## WHAT TO PRODUCE
In the data below, find every line with the string "code" and pull it out.

## LISTED ENTRIES
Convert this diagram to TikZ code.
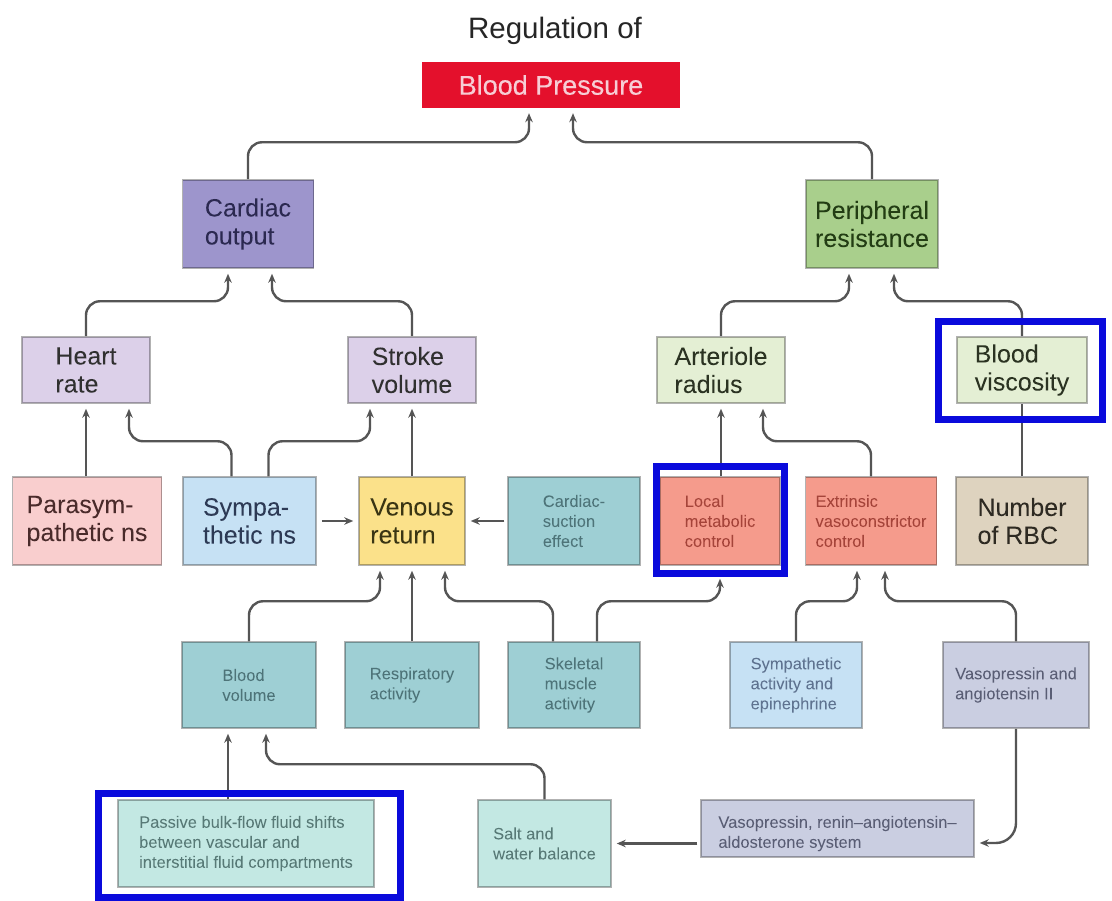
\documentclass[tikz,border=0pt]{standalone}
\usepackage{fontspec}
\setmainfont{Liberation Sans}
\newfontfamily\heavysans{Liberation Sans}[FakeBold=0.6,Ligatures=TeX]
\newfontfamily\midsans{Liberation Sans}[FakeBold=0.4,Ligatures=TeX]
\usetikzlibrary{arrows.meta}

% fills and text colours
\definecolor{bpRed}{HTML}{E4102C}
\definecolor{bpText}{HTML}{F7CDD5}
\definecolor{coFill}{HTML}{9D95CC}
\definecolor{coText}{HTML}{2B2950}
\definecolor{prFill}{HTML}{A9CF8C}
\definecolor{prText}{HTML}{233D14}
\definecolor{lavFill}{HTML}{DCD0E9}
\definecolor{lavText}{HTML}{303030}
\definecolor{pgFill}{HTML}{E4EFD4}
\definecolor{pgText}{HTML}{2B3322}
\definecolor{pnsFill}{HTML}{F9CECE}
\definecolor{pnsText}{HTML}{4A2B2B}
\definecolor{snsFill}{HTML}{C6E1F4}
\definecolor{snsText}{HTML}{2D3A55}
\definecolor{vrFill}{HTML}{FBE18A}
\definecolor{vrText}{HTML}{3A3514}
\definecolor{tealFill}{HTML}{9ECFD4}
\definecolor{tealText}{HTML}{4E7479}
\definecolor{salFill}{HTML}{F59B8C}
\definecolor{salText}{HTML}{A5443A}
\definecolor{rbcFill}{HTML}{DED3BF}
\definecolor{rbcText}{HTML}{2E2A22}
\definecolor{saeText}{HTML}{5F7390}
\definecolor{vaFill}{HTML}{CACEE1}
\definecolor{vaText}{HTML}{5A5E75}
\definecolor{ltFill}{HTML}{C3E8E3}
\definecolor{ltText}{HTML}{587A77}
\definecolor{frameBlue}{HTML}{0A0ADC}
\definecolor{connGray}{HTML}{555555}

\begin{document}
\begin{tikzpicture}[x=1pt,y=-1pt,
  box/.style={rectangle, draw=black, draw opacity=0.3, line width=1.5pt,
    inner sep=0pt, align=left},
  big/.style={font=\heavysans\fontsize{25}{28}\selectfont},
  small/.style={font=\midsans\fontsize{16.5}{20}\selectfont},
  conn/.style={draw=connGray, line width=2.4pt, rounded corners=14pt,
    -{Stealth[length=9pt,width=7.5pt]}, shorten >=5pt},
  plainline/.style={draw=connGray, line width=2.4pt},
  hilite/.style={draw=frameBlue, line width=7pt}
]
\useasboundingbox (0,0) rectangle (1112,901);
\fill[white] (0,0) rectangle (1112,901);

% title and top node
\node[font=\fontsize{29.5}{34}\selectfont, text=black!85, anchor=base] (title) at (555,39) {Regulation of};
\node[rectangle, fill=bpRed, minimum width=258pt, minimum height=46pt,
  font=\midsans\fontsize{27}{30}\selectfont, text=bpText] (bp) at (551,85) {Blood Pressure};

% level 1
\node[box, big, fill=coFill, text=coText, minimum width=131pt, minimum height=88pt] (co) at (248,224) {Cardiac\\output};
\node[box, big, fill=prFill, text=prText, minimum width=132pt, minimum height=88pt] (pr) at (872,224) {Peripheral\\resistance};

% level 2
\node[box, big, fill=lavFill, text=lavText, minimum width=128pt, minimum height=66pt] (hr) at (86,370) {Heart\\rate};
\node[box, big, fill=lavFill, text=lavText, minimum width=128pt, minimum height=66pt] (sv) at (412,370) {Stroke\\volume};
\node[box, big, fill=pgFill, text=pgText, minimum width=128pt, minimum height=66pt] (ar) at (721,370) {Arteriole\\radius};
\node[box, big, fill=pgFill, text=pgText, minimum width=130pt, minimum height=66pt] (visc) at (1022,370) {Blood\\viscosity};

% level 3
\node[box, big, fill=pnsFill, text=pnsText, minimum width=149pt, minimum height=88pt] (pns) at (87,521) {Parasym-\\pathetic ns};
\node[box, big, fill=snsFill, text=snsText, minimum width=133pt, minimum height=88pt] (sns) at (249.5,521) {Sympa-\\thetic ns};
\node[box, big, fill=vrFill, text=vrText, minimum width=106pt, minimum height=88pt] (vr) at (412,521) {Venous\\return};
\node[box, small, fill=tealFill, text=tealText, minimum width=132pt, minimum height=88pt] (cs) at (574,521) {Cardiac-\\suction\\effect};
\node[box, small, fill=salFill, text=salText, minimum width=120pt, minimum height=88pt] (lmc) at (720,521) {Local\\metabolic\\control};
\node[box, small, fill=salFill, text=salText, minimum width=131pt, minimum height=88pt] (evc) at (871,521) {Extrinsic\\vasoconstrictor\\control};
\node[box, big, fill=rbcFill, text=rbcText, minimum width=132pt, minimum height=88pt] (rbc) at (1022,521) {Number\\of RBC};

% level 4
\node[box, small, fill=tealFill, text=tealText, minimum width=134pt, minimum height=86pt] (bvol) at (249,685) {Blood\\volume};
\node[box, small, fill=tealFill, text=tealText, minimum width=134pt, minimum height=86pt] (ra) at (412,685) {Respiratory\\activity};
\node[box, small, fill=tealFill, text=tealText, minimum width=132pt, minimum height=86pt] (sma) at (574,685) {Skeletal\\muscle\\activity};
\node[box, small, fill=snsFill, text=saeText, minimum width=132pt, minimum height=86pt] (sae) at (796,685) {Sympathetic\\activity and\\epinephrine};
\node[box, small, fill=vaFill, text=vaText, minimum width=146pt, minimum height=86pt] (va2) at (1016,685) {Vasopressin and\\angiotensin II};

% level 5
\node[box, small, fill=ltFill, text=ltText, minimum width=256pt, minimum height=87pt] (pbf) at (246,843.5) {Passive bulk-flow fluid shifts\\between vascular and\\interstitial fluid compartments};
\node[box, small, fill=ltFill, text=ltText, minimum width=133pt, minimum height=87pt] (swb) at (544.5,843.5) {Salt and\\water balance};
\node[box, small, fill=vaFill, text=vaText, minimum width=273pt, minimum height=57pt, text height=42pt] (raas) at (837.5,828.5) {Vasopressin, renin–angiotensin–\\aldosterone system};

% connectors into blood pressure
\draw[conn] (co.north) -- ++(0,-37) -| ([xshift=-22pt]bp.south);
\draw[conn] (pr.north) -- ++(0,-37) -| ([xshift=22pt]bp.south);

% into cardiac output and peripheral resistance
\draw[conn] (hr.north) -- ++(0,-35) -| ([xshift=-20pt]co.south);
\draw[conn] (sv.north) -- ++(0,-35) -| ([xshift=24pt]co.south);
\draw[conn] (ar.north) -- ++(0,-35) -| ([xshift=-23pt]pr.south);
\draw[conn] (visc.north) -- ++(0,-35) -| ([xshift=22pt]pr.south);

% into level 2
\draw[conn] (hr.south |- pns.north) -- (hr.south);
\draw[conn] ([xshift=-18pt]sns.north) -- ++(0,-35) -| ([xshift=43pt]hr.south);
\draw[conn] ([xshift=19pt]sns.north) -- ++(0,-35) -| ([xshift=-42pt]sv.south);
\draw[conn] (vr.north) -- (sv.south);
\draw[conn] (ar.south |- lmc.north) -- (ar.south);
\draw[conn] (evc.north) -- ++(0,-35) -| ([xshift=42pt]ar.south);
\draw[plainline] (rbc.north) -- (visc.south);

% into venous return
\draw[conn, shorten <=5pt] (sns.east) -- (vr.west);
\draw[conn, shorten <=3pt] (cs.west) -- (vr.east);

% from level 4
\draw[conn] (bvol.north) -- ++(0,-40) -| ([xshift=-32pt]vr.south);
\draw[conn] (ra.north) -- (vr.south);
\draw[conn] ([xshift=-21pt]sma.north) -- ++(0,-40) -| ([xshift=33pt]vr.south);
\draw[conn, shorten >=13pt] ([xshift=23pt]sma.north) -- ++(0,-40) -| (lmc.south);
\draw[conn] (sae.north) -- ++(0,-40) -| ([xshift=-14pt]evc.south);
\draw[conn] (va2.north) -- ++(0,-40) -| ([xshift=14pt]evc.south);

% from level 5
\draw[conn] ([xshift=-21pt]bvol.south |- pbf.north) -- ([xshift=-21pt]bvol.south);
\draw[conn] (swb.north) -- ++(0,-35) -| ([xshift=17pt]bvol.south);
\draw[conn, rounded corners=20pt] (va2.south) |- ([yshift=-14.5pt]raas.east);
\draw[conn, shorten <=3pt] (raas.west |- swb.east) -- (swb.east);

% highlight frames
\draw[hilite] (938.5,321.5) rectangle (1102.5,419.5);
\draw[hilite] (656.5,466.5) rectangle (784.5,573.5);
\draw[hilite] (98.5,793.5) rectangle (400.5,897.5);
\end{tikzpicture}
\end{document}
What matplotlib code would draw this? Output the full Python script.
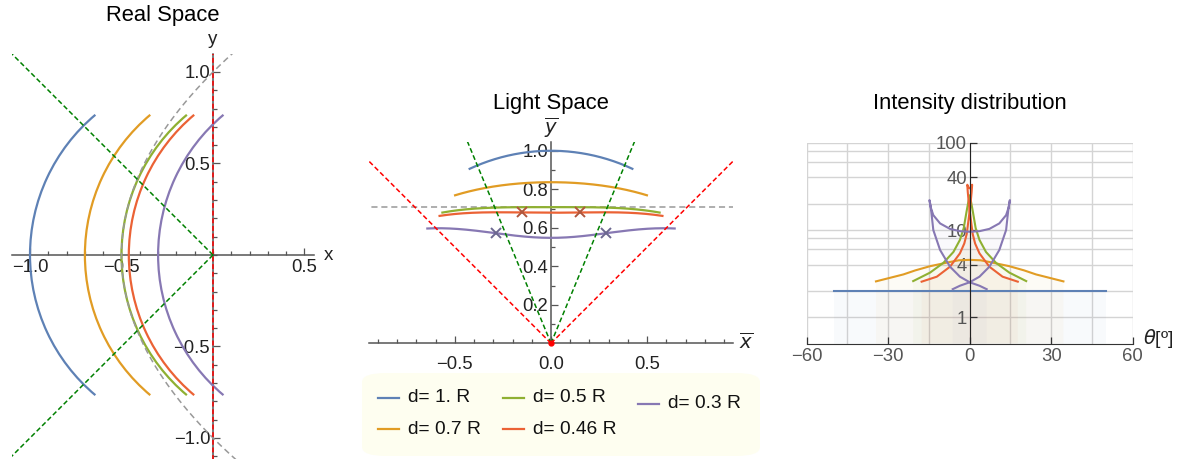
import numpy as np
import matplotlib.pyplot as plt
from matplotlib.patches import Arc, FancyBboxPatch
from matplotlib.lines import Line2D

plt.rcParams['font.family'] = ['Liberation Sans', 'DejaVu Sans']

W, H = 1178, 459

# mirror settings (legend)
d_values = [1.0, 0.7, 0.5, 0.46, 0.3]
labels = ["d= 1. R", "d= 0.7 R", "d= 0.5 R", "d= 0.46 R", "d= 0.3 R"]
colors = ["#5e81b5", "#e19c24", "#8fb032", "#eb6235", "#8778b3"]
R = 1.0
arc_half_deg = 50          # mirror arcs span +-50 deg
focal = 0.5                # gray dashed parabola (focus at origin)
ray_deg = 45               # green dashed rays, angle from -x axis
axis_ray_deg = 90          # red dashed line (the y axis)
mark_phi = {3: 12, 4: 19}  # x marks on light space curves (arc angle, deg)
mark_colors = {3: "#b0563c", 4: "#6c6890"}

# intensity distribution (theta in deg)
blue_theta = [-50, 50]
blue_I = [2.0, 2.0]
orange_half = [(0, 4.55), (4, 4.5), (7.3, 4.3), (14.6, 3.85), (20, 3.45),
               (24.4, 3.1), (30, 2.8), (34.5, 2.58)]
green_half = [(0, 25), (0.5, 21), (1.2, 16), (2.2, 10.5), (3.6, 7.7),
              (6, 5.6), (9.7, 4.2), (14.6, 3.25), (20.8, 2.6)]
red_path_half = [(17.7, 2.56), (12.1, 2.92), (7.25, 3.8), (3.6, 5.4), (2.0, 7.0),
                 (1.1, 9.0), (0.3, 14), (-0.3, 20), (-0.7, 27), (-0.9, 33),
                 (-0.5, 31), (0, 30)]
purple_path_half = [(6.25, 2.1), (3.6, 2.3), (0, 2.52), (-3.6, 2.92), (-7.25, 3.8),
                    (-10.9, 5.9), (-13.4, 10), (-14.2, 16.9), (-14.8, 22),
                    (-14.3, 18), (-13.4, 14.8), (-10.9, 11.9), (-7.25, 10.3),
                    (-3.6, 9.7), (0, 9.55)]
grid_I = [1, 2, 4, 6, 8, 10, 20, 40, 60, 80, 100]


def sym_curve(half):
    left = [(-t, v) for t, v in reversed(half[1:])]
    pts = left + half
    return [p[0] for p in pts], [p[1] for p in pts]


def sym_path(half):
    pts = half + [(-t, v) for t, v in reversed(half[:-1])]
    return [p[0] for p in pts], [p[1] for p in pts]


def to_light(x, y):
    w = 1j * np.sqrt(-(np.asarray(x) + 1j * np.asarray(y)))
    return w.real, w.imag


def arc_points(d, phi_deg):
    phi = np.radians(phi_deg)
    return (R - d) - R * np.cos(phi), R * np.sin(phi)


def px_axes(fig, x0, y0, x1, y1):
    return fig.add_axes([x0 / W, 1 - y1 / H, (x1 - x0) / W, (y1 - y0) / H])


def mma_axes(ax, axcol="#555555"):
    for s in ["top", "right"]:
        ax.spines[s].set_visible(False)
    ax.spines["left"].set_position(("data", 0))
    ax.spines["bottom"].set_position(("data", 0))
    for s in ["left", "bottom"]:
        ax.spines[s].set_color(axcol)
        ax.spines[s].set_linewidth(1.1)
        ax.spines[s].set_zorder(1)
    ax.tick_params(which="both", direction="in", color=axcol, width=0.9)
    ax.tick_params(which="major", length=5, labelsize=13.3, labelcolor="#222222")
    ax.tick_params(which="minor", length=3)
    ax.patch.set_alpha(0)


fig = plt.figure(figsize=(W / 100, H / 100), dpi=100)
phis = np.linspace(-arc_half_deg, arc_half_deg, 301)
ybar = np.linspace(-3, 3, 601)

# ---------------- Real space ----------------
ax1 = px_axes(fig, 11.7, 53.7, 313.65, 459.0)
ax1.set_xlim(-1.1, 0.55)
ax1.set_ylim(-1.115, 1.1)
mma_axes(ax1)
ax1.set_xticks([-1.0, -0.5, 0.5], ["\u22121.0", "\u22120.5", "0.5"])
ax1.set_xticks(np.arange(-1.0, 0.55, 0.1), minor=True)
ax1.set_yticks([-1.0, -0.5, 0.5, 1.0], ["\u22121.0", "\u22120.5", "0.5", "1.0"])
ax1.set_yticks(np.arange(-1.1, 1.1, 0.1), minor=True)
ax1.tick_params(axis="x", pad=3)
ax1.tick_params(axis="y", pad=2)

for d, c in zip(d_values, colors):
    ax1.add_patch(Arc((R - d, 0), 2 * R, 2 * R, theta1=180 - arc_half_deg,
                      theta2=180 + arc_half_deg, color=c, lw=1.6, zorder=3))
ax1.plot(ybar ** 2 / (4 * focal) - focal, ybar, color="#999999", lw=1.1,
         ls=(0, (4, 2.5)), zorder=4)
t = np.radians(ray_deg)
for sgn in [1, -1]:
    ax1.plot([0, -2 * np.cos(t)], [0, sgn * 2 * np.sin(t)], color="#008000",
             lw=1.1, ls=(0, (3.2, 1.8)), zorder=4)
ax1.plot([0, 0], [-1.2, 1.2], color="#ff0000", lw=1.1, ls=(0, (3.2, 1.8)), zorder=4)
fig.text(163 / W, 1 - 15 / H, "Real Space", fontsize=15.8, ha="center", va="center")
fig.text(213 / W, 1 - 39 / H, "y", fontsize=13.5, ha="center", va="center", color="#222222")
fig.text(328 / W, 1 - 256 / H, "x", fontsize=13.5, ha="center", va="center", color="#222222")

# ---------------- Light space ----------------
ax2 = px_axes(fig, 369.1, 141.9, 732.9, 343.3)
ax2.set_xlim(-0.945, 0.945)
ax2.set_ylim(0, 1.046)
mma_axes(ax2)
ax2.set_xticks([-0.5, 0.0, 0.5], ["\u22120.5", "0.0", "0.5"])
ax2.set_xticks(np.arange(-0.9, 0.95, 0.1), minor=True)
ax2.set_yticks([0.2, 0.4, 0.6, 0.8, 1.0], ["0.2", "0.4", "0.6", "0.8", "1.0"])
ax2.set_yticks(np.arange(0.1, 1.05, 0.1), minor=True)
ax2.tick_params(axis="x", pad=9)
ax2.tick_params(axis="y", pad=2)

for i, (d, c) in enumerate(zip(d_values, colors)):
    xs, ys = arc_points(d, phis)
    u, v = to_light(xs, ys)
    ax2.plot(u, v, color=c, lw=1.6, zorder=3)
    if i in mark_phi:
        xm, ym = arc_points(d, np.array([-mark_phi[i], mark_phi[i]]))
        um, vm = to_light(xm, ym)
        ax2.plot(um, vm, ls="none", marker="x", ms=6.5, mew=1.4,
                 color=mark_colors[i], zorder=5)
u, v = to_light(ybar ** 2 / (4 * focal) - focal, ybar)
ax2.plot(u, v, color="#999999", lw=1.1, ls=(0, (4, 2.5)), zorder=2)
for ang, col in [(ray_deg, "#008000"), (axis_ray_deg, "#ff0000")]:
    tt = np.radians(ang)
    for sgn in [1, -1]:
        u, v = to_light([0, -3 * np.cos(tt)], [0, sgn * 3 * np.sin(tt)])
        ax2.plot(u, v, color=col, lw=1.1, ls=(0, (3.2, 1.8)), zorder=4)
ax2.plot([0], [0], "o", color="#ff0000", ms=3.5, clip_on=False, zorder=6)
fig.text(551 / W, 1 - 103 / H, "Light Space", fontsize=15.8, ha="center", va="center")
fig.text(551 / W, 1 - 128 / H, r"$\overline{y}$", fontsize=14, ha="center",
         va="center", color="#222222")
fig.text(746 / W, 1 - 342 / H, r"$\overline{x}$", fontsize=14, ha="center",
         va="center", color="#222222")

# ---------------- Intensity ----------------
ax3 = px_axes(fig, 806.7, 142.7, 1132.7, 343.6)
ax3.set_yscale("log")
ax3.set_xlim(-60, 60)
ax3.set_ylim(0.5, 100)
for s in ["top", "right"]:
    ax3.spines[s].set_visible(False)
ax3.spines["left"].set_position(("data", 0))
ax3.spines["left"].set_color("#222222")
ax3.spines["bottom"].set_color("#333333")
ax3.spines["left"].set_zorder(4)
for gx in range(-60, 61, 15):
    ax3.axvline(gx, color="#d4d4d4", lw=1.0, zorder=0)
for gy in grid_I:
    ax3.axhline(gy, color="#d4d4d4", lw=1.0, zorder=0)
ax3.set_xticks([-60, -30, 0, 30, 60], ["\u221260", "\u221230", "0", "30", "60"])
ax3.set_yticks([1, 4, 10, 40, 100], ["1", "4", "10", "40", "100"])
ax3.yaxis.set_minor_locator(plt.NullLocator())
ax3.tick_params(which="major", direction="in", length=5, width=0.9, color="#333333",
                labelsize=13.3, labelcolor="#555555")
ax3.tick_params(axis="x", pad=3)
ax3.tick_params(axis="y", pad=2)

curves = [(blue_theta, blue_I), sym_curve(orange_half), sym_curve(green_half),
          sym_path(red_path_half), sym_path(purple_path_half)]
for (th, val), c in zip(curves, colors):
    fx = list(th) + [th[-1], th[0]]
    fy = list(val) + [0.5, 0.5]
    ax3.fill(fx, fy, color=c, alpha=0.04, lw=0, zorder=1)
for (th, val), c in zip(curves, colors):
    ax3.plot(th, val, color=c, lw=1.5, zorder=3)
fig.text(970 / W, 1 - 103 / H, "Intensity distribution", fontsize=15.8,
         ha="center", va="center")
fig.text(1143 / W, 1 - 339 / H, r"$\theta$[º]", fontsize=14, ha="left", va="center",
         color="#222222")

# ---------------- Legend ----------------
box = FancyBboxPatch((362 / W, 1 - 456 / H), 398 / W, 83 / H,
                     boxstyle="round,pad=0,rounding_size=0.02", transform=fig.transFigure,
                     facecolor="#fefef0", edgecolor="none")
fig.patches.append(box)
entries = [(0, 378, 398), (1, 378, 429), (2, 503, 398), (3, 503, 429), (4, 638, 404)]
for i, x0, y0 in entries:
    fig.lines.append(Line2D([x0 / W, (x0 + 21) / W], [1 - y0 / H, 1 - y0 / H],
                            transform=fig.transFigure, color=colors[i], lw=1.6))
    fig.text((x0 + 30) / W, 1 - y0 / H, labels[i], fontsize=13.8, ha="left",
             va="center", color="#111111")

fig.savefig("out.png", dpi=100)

## ANSWER TO THE PROBLEM
Convert this diagram to TikZ code.
What matplotlib code would draw this? Output the full Python script.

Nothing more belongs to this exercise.